TASK PROMPT — Write the lines out again, from the top of the material to the line containing "170, 190, 210];", pictures excluded.

INPUT FOR THIS TASK —
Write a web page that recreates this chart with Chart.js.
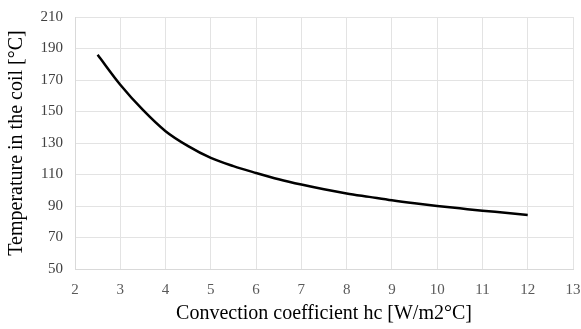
<!DOCTYPE html>
<html>
<head>
<meta charset="utf-8">
<script src="https://cdn.jsdelivr.net/npm/chart.js@4"></script>
<style>
  html, body { margin: 0; padding: 0; background: #fff; }
  #wrap { width: 581px; height: 329px; }
</style>
</head>
<body>
<div id="wrap"><canvas id="coilChart" width="581" height="329"></canvas></div>
<script>
// values
const hcValues = [2.5, 3, 3.5, 4, 4.5, 5, 5.5, 6, 6.5, 7, 7.5, 8, 8.5, 9, 9.5, 10, 10.5, 11, 11.5, 12];
const coilTemps = [186, 167, 151, 137.5, 128, 120.5, 115.3, 111, 107, 103.6, 100.6, 98, 95.8, 93.6, 91.7, 90, 88.5, 87, 85.7, 84.3];
const xTicks = [2, 3, 4, 5, 6, 7, 8, 9, 10, 11, 12, 13];
const yTicks = [50, 70, 90, 110, 130, 150, 170, 190, 210];

const points = hcValues.map((x, i) => ({ x: x, y: coilTemps[i] }));
const serif = "'Liberation Serif', 'DejaVu Serif', serif";

const ctx = document.getElementById('coilChart').getContext('2d');

new Chart(ctx, {
  type: 'scatter',
  data: {
    datasets: [{
      data: points,
      showLine: true,
      borderColor: '#000',
      borderWidth: 2.5,
      pointRadius: 0,
      cubicInterpolationMode: 'monotone',
      fill: false
    }]
  },
  options: {
    responsive: false,
    animation: false,
    layout: { padding: 0 },
    plugins: { legend: { display: false }, tooltip: { enabled: false } },
    scales: {
      x: {
        type: 'linear',
        min: xTicks[0],
        max: xTicks[xTicks.length - 1],
        afterBuildTicks: (axis) => { axis.ticks = xTicks.map(v => ({ value: v })); },
        afterFit: (axis) => { axis.height = 60; axis.paddingRight = 8; axis.paddingLeft = 0; },
        grid: { color: '#e3e3e3', lineWidth: 1, drawTicks: false },
        border: { color: '#d9d9d9' },
        ticks: { color: '#595959', font: { family: serif, size: 15 }, padding: 12, maxRotation: 0 },
        title: {
          display: true,
          text: 'Convection coefficient hc [W/m2°C]',
          color: '#000',
          font: { family: serif, size: 20 },
          padding: { top: 2, bottom: 3 }
        }
      },
      y: {
        min: yTicks[0],
        max: yTicks[yTicks.length - 1],
        afterBuildTicks: (axis) => { axis.ticks = yTicks.map(v => ({ value: v })); },
        afterFit: (axis) => { axis.width = 75; axis.paddingTop = 17; axis.paddingBottom = 0; },
        grid: { color: '#e3e3e3', lineWidth: 1, drawTicks: false },
        border: { color: '#d9d9d9' },
        ticks: { color: '#404040', font: { family: serif, size: 15 }, padding: 12 },
        title: {
          display: true,
          text: 'Temperature in the coil [°C]',
          color: '#000',
          font: { family: serif, size: 20 },
          padding: { top: 5, bottom: 4 }
        }
      }
    }
  }
});
</script>
</body>
</html>
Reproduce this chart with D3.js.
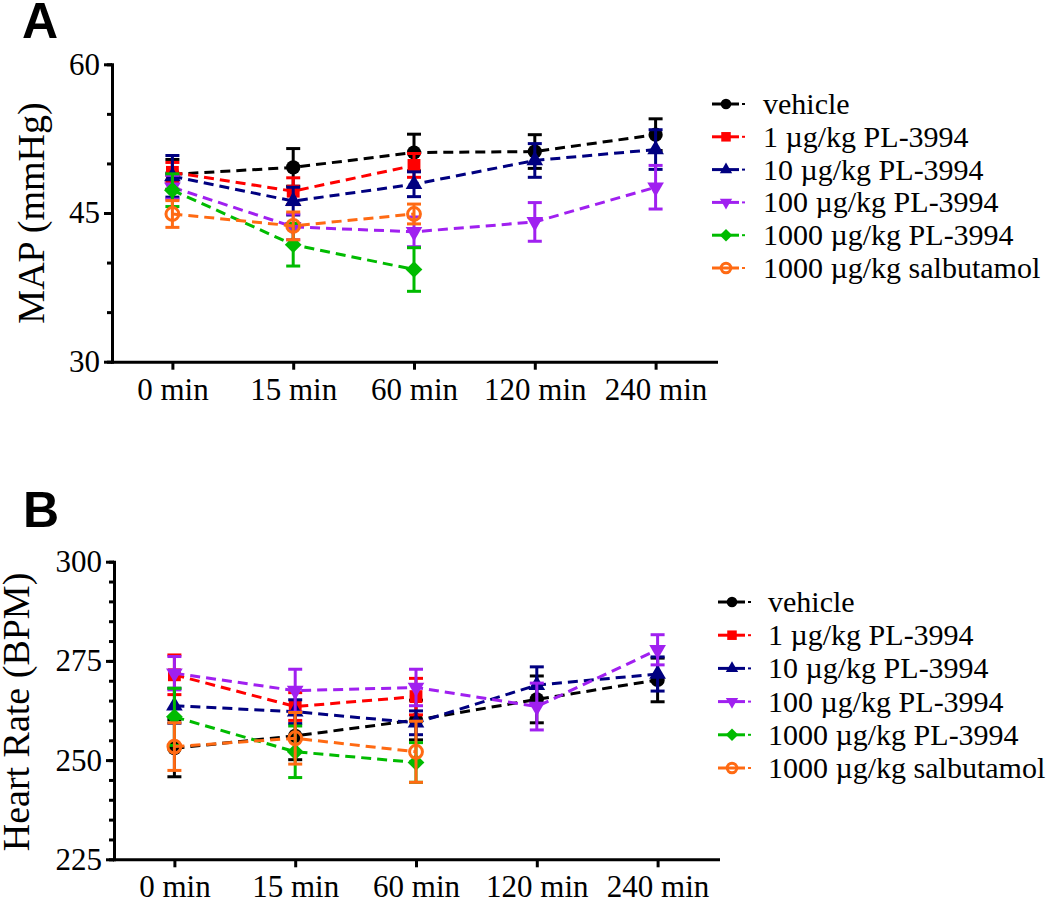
<!DOCTYPE html>
<html>
<head>
<meta charset="utf-8">
<script src="https://cdn.jsdelivr.net/npm/d3@7"></script>
<style>
  html, body { margin: 0; padding: 0; background: #fff; }
  svg text { font-family: "Liberation Serif", "Times New Roman", serif; fill: #000; }
</style>
</head>
<body>
<script>
// ---------- DATA ----------
const timepoints = ["0 min", "15 min", "60 min", "120 min", "240 min"];
const seriesNames = ["vehicle", "1 \u00b5g/kg PL-3994", "10 \u00b5g/kg PL-3994", "100 \u00b5g/kg PL-3994", "1000 \u00b5g/kg PL-3994", "1000 \u00b5g/kg salbutamol"];
const seriesColors = ["#000000", "#ff0000", "#000080", "#a020f0", "#00bb00", "#ff6a13"];
const seriesSymbols = ["circle", "square", "triangle", "triangleDown", "diamond", "openCircle"];

// Panel A: MAP (mmHg), mean and SEM
const mapVehicle = [48.9, 49.6, 51.1, 51.2, 52.9];
const mapVehicleErr = [1.5, 1.9, 1.85, 1.7, 1.6];
const map1 = [49.1, 47.2, 49.8, null, null];
const map1Err = [1.0, 1.35, 1.2, null, null];
const map10 = [48.7, 46.2, 47.9, 50.3, 51.4];
const map10Err = [2.1, 1.4, 1.25, 1.7, 2.0];
const map100 = [47.6, 43.6, 43.1, 44.1, 47.6];
const map100Err = [1.2, 1.3, 1.5, 1.95, 2.2];
const map1000 = [47.3, 41.8, 39.3, null, null];
const map1000Err = [1.65, 2.15, 2.2, null, null];
const mapSalb = [44.9, 43.7, 44.9, null, null];
const mapSalbErr = [1.35, 1.4, 1.0, null, null];
const mapTicks = [30, 45, 60];

// Panel B: Heart rate (BPM), mean and SEM
const hrVehicle = [253.0, 256.1, 260.1, 265.3, 270.2];
const hrVehicleErr = [7.2, 6.0, 5.0, 5.9, 5.5];
const hr1 = [271.5, 263.5, 266.0, null, null];
const hr1Err = [5.0, 3.5, 4.6, null, null];
const hr10 = [263.7, 262.2, 259.4, 268.9, 271.7];
const hr10Err = [4.4, 3.0, 3.0, 4.6, 4.3];
const hr100 = [271.9, 267.5, 268.3, 263.5, 277.8];
const hr100Err = [4.2, 5.4, 4.6, 5.9, 3.8];
const hr1000 = [260.9, 252.1, 249.4, null, null];
const hr1000Err = [7.2, 6.5, 5.0, null, null];
const hrSalb = [253.4, 255.5, 252.1, null, null];
const hrSalbErr = [6.0, 6.5, 7.7, null, null];
const hrTicks = [225, 250, 275, 300];

// ---------- DRAWING ----------
const svg = d3.select("body").append("svg").attr("width", 1050).attr("height", 899);

const panels = [
  {
    letter: "A", letterX: 22, letterY: 38,
    title: "MAP (mmHg)", titleX: 44, titleY: 213,
    left: 112, right: 716, top: 64.3, bottom: 361.7,
    domain: [30, 60], ticks: mapTicks, minorStep: 5,
    means: [mapVehicle, map1, map10, map100, map1000, mapSalb],
    errs: [mapVehicleErr, map1Err, map10Err, map100Err, map1000Err, mapSalbErr],
    legX: 712, legY: 104, legStep: 32.8, legTextX: 763
  },
  {
    letter: "B", letterX: 23, letterY: 527,
    title: "Heart Rate (BPM)", titleX: 29, titleY: 712,
    left: 114, right: 718, top: 561.7, bottom: 859.3,
    domain: [225, 300], ticks: hrTicks, minorStep: 5,
    means: [hrVehicle, hr1, hr10, hr100, hr1000, hrSalb],
    errs: [hrVehicleErr, hr1Err, hr10Err, hr100Err, hr1000Err, hrSalbErr],
    legX: 718, legY: 602, legStep: 33.2, legTextX: 768
  }
];

function symbolPath(kind, scale) {
  const s = scale || 1;
  switch (kind) {
    case "circle": return { d: d3.symbol(d3.symbolCircle, 160 * s)(), rot: 0, fill: true };
    case "openCircle": return { d: d3.symbol(d3.symbolCircle, 130 * s)(), rot: 0, fill: false };
    case "square": return { d: d3.symbol(d3.symbolSquare, 165 * s)(), rot: 0, fill: true };
    case "triangle": return { d: d3.symbol(d3.symbolTriangle, 120 * s)(), rot: 0, fill: true };
    case "triangleDown": return { d: d3.symbol(d3.symbolTriangle, 120 * s)(), rot: 180, fill: true };
    case "diamond": return { d: d3.symbol(d3.symbolSquare, 140 * s)(), rot: 45, fill: true };
  }
}

function drawMarker(g, kind, color, cx, cy, scale) {
  const sp = symbolPath(kind, scale);
  g.append("path")
    .attr("d", sp.d)
    .attr("transform", `translate(${cx},${cy}) rotate(${sp.rot})`)
    .attr("fill", sp.fill ? color : "none")
    .attr("stroke", sp.fill ? "none" : color)
    .attr("stroke-width", sp.fill ? 0 : 3);
}

panels.forEach(p => {
  const x = d3.scalePoint().domain(timepoints).range([p.left, p.right]).padding(0.5);
  const y = d3.scaleLinear().domain(p.domain).range([p.bottom, p.top]);

  // panel letter
  svg.append("text")
    .attr("x", p.letterX).attr("y", p.letterY)
    .style("font-family", "'Liberation Sans', Arial, sans-serif")
    .style("font-weight", "bold").style("font-size", "50px")
    .text(p.letter);

  // y title
  svg.append("text")
    .attr("transform", `translate(${p.titleX},${p.titleY}) rotate(-90)`)
    .attr("text-anchor", "middle")
    .style("font-size", "38px")
    .text(p.title);

  // minor y ticks
  const minorVals = d3.range(p.domain[0], p.domain[1] + 0.001, p.minorStep);
  const minorAxis = svg.append("g").attr("transform", `translate(${p.left},0)`)
    .call(d3.axisLeft(y).tickValues(minorVals).tickSize(5).tickSizeOuter(0).tickFormat(""));
  minorAxis.select(".domain").remove();
  minorAxis.selectAll(".tick line").attr("stroke-width", 3);

  // major y axis
  const yAxis = svg.append("g").attr("transform", `translate(${p.left},0)`)
    .call(d3.axisLeft(y).tickValues(p.ticks).tickSize(8).tickSizeOuter(0).tickPadding(4).tickFormat(d3.format("d")));
  yAxis.select(".domain").attr("stroke-width", 3).attr("stroke-linecap", "square");
  yAxis.selectAll(".tick line").attr("stroke-width", 3);
  yAxis.selectAll(".tick text").style("font-size", "31px").attr("font-family", null);

  // x axis
  const xAxis = svg.append("g").attr("transform", `translate(0,${p.bottom})`)
    .call(d3.axisBottom(x).tickSize(8).tickSizeOuter(0).tickPadding(8));
  xAxis.select(".domain").attr("stroke-width", 3).attr("stroke-linecap", "square");
  xAxis.selectAll(".tick line").attr("stroke-width", 3);
  xAxis.selectAll(".tick text").style("font-size", "31px").attr("font-family", null);

  // series
  seriesNames.forEach((name, si) => {
    const color = seriesColors[si];
    const pts = timepoints.map((t, i) => ({ t, v: p.means[si][i], e: p.errs[si][i] }))
      .filter(d => d.v !== null);
    const g = svg.append("g");
    g.append("path")
      .datum(pts)
      .attr("d", d3.line().x(d => x(d.t)).y(d => y(d.v)))
      .attr("fill", "none").attr("stroke", color)
      .attr("stroke-width", 3).attr("stroke-dasharray", "10,6");
    pts.forEach(d => {
      const cx = x(d.t);
      const y1 = y(d.v + d.e), y2 = y(d.v - d.e);
      g.append("line").attr("x1", cx).attr("x2", cx).attr("y1", y1).attr("y2", y2)
        .attr("stroke", color).attr("stroke-width", 3);
      [y1, y2].forEach(yy => {
        g.append("line").attr("x1", cx - 7).attr("x2", cx + 7).attr("y1", yy).attr("y2", yy)
          .attr("stroke", color).attr("stroke-width", 3);
      });
      drawMarker(g, seriesSymbols[si], color, cx, y(d.v), 1);
    });

    // legend
    const ly = p.legY + si * p.legStep;
    const lg = svg.append("g");
    lg.append("line").attr("x1", p.legX).attr("x2", p.legX + 27).attr("y1", ly).attr("y2", ly)
      .attr("stroke", color).attr("stroke-width", 3);
    lg.append("line").attr("x1", p.legX + 30).attr("x2", p.legX + 33).attr("y1", ly).attr("y2", ly)
      .attr("stroke", color).attr("stroke-width", 2);
    drawMarker(lg, seriesSymbols[si], color, p.legX + 14, ly, 0.55);
    lg.append("text").attr("x", p.legTextX).attr("y", ly).attr("dy", "0.33em")
      .style("font-size", "30px").text(name);
  });
});
</script>
</body>
</html>
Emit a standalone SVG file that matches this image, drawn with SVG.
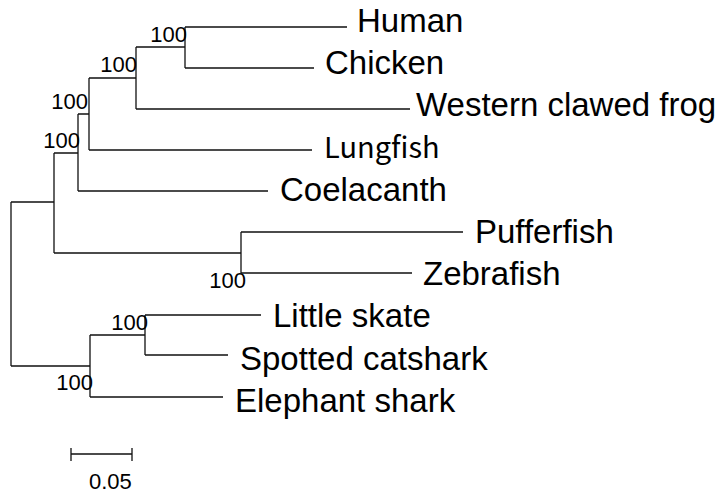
<svg xmlns="http://www.w3.org/2000/svg" width="726" height="496" viewBox="0 0 726 496">
<style>
.br{fill:none;stroke:#111;stroke-width:1.3}
.leaf{font-family:"Liberation Sans",Arial,sans-serif;font-size:33px;fill:#000}
.lung{font-family:"Noto Sans CJK JP","Liberation Sans",sans-serif;font-size:29px;fill:#000}
.bs{font-family:"Liberation Sans",Arial,sans-serif;font-size:22px;fill:#000;text-anchor:end}
.sc{font-family:"Liberation Sans",Arial,sans-serif;font-size:22px;fill:#000}
</style>
<rect width="726" height="496" fill="#fff"/>
<g id="connectors">
<path class="br" d="M11 202V366M11 202H54M11 366H90"/>
<path class="br" d="M54 153V253M54 153H78M54 253H241"/>
<path class="br" d="M78 114V191M78 114H89M78 191H268"/>
<path class="br" d="M89 78V150M89 78H136M89 150H312"/>
<path class="br" d="M136 47V109M136 47H185M136 109H410"/>
<path class="br" d="M185 27V68M185 27H347M185 68H314"/>
<path class="br" d="M241 232V273M241 232H463M241 273H412"/>
<path class="br" d="M90 335V397M90 335H145M90 397H223"/>
<path class="br" d="M145 315V355M145 315H261M145 355H228"/>
</g>
<g id="leaf-human"><text class="leaf" x="357" y="32">Human</text></g>
<g id="leaf-chicken"><text class="leaf" x="325" y="74">Chicken</text></g>
<g id="leaf-frog"><text class="leaf" x="416" y="116">Western clawed frog</text></g>
<g id="leaf-lungfish"><text class="lung" x="324" y="158">Lungfish</text></g>
<g id="leaf-coelacanth"><text class="leaf" x="280" y="201">Coelacanth</text></g>
<g id="leaf-pufferfish"><text class="leaf" x="475" y="243">Pufferfish</text></g>
<g id="leaf-zebrafish"><text class="leaf" x="423" y="285">Zebrafish</text></g>
<g id="leaf-littleskate"><text class="leaf" x="273" y="327">Little skate</text></g>
<g id="leaf-catshark"><text class="leaf" x="240" y="370">Spotted catshark</text></g>
<g id="leaf-elephantshark"><text class="leaf" x="235" y="412">Elephant shark</text></g>
<g id="node-amniota"><text class="bs" x="187" y="42">100</text></g>
<g id="node-tetrapoda"><text class="bs" x="137" y="72">100</text></g>
<g id="node-rhipidistia"><text class="bs" x="88" y="109">100</text></g>
<g id="node-sarcopterygii"><text class="bs" x="80" y="148">100</text></g>
<g id="node-teleostei"><text class="bs" x="246" y="288">100</text></g>
<g id="node-elasmobranchii"><text class="bs" x="148" y="330">100</text></g>
<g id="node-chondrichthyes"><text class="bs" x="93" y="390">100</text></g>
<g id="scale">
<path class="br" d="M71 454H132M71 448V461M132 448V461"/>
<text class="sc" x="89" y="489">0.05</text>
</g>
</svg>
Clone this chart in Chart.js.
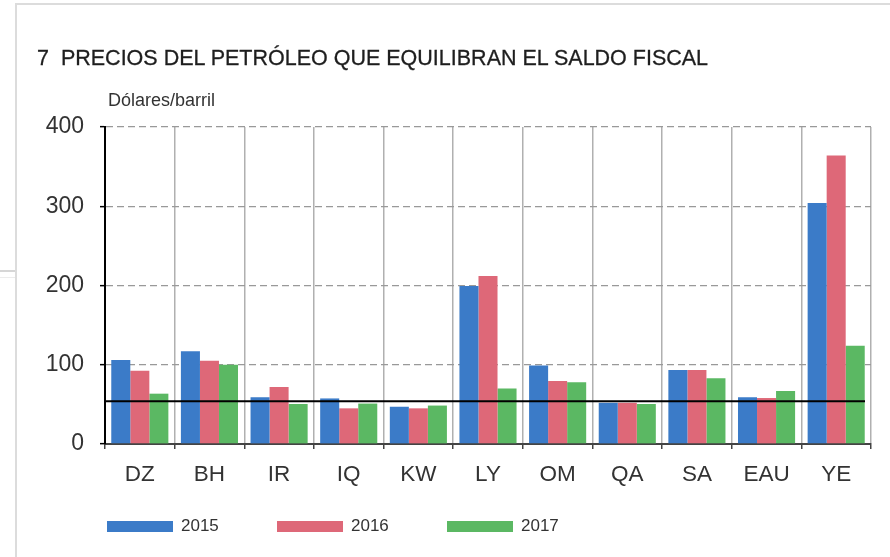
<!DOCTYPE html>
<html>
<head>
<meta charset="utf-8">
<script src="https://cdn.jsdelivr.net/npm/chart.js@4.4.1/dist/chart.umd.min.js"></script>
<style>
  html, body { margin: 0; padding: 0; background: #fff; }
  #wrap { position: relative; width: 890px; height: 557px; overflow: hidden; background: #fff; }
  canvas { position: absolute; left: 0; top: 0; }
  .frame-top { position: absolute; left: 16px; top: 3px; width: 874px; height: 2px; background: #dcdcdc; }
  .frame-left { position: absolute; left: 15px; top: 3px; width: 2px; height: 554px; background: #dcdcdc; }
  .frame-stub { position: absolute; left: 0; top: 270px; width: 15px; height: 2px; background: #d6d6d6; }
  .frame-stub2 { position: absolute; left: 0; top: 277px; width: 15px; height: 1px; background: #ececec; }
  #title { position: absolute; left: 37px; top: 48px; font: 21.5px "Liberation Sans", Arial, sans-serif; line-height: 21.5px; color: #1e1e1e; white-space: pre; -webkit-text-stroke: 0.3px #1e1e1e; }
  #unit { position: absolute; left: 108px; top: 91px; font: 18px "Liberation Sans", Arial, sans-serif; line-height: 18px; color: #333; white-space: pre; }
  #legend { position: absolute; left: 107px; top: 517px; display: flex; }
  #legend .item { width: 170px; display: flex; align-items: center; height: 18px; }
  #legend .box { width: 66px; height: 11px; margin-right: 8px; }
  #legend .txt { font: 17px "Liberation Sans", Arial, sans-serif; line-height: 18px; color: #333; }
</style>
</head>
<body>
<div id="wrap">
  <div class="frame-top"></div>
  <div class="frame-left"></div>
  <div class="frame-stub"></div>
  <div class="frame-stub2"></div>
  <canvas id="c" width="890" height="557"></canvas>
  <div id="title">7  PRECIOS DEL PETRÓLEO QUE EQUILIBRAN EL SALDO FISCAL</div>
  <div id="unit">Dólares/barril</div>
  <div id="legend"></div>
</div>
<script>
// ---- data ----
const categories = ["DZ", "BH", "IR", "IQ", "KW", "LY", "OM", "QA", "SA", "EAU", "YE"];
const seriesNames = ["2015", "2016", "2017"];
const values2015 = [106, 117, 59, 57.5, 47, 199.5, 99, 52, 93.5, 59, 304];
const values2016 = [92.5, 105, 72, 45, 45, 212, 79.5, 52, 93.5, 58, 364];
const values2017 = [63.5, 100, 50.5, 51, 48.5, 70, 78, 50.5, 83, 67, 124];
const yTicks = [0, 100, 200, 300, 400];
const referencePrice = 54;

const colors = ["#3b7bc8", "#de6878", "#5bb863"];

const refLinePlugin = {
  id: 'refLine',
  afterDatasetsDraw(chart) {
    const { ctx, chartArea, scales } = chart;
    const y = scales.y.getPixelForValue(referencePrice);
    ctx.save();
    ctx.strokeStyle = '#000';
    ctx.lineWidth = 2;
    ctx.beginPath();
    ctx.moveTo(chartArea.left, y);
    ctx.lineTo(chartArea.right - 6, y);
    ctx.stroke();
    ctx.restore();
  }
};

const FONT = '"Liberation Sans", Arial, sans-serif';

const chart = new Chart(document.getElementById('c'), {
  type: 'bar',
  data: {
    labels: categories,
    datasets: [values2015, values2016, values2017].map((v, i) => ({
      label: seriesNames[i],
      data: v,
      backgroundColor: colors[i],
      borderWidth: 0,
      categoryPercentage: 0.82,
      barPercentage: 1.0
    }))
  },
  options: {
    responsive: false,
    animation: false,
    devicePixelRatio: 1,
    layout: { padding: { left: 40, right: 19, top: 127, bottom: 68 } },
    plugins: {
      tooltip: { enabled: false },
      title: { display: false },
      legend: { display: false }
    },
    scales: {
      x: {
        grid: {
          display: true,
          offset: true,
          color: '#b0b0b0',
          lineWidth: 1.5,
          drawTicks: true,
          tickLength: 5,
          tickColor: '#444',
          tickWidth: 1.5
        },
        border: { display: true, color: '#444', width: 2 },
        ticks: {
          color: '#333',
          padding: 12,
          autoSkip: false,
          maxRotation: 0,
          font: { family: FONT, size: 22.5 }
        },
        afterFit(scale) { scale.height = 45; }
      },
      y: {
        min: 0,
        max: 400,
        afterBuildTicks(scale) { scale.ticks = yTicks.map(v => ({ value: v })); },
        grid: {
          color: (c) => (c.tick && c.tick.value === 0) ? 'rgba(0,0,0,0)' : '#999',
          lineWidth: 1.3,
          drawTicks: true,
          tickLength: 5,
          tickColor: '#000',
          tickWidth: 1.5,
          tickBorderDash: []
        },
        border: { display: true, color: '#000', width: 2, dash: [7, 4] },
        ticks: {
          color: '#333',
          padding: 16,
          font: { family: FONT, size: 23 }
        },
        afterFit(scale) { scale.width = 65; }
      }
    }
  },
  plugins: [refLinePlugin]
});

// legend built from the chart's own datasets
const legendEl = document.getElementById('legend');
chart.data.datasets.forEach(ds => {
  const item = document.createElement('div');
  item.className = 'item';
  const box = document.createElement('span');
  box.className = 'box';
  box.style.background = ds.backgroundColor;
  const txt = document.createElement('span');
  txt.className = 'txt';
  txt.textContent = ds.label;
  item.appendChild(box);
  item.appendChild(txt);
  legendEl.appendChild(item);
});
</script>
</body>
</html>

TASK RESULT —
Write a web page that recreates this chart with Chart.js.
<!DOCTYPE html>
<html>
<head>
<meta charset="utf-8">
<script src="https://cdn.jsdelivr.net/npm/chart.js@4"></script>
<style>
  html, body { margin: 0; padding: 0; background: #fff; }
  #wrap { width: 581px; height: 329px; }
</style>
</head>
<body>
<div id="wrap"><canvas id="coilChart" width="581" height="329"></canvas></div>
<script>
// values
const hcValues = [2.5, 3, 3.5, 4, 4.5, 5, 5.5, 6, 6.5, 7, 7.5, 8, 8.5, 9, 9.5, 10, 10.5, 11, 11.5, 12];
const coilTemps = [186, 167, 151, 137.5, 128, 120.5, 115.3, 111, 107, 103.6, 100.6, 98, 95.8, 93.6, 91.7, 90, 88.5, 87, 85.7, 84.3];
const xTicks = [2, 3, 4, 5, 6, 7, 8, 9, 10, 11, 12, 13];
const yTicks = [50, 70, 90, 110, 130, 150, 170, 190, 210];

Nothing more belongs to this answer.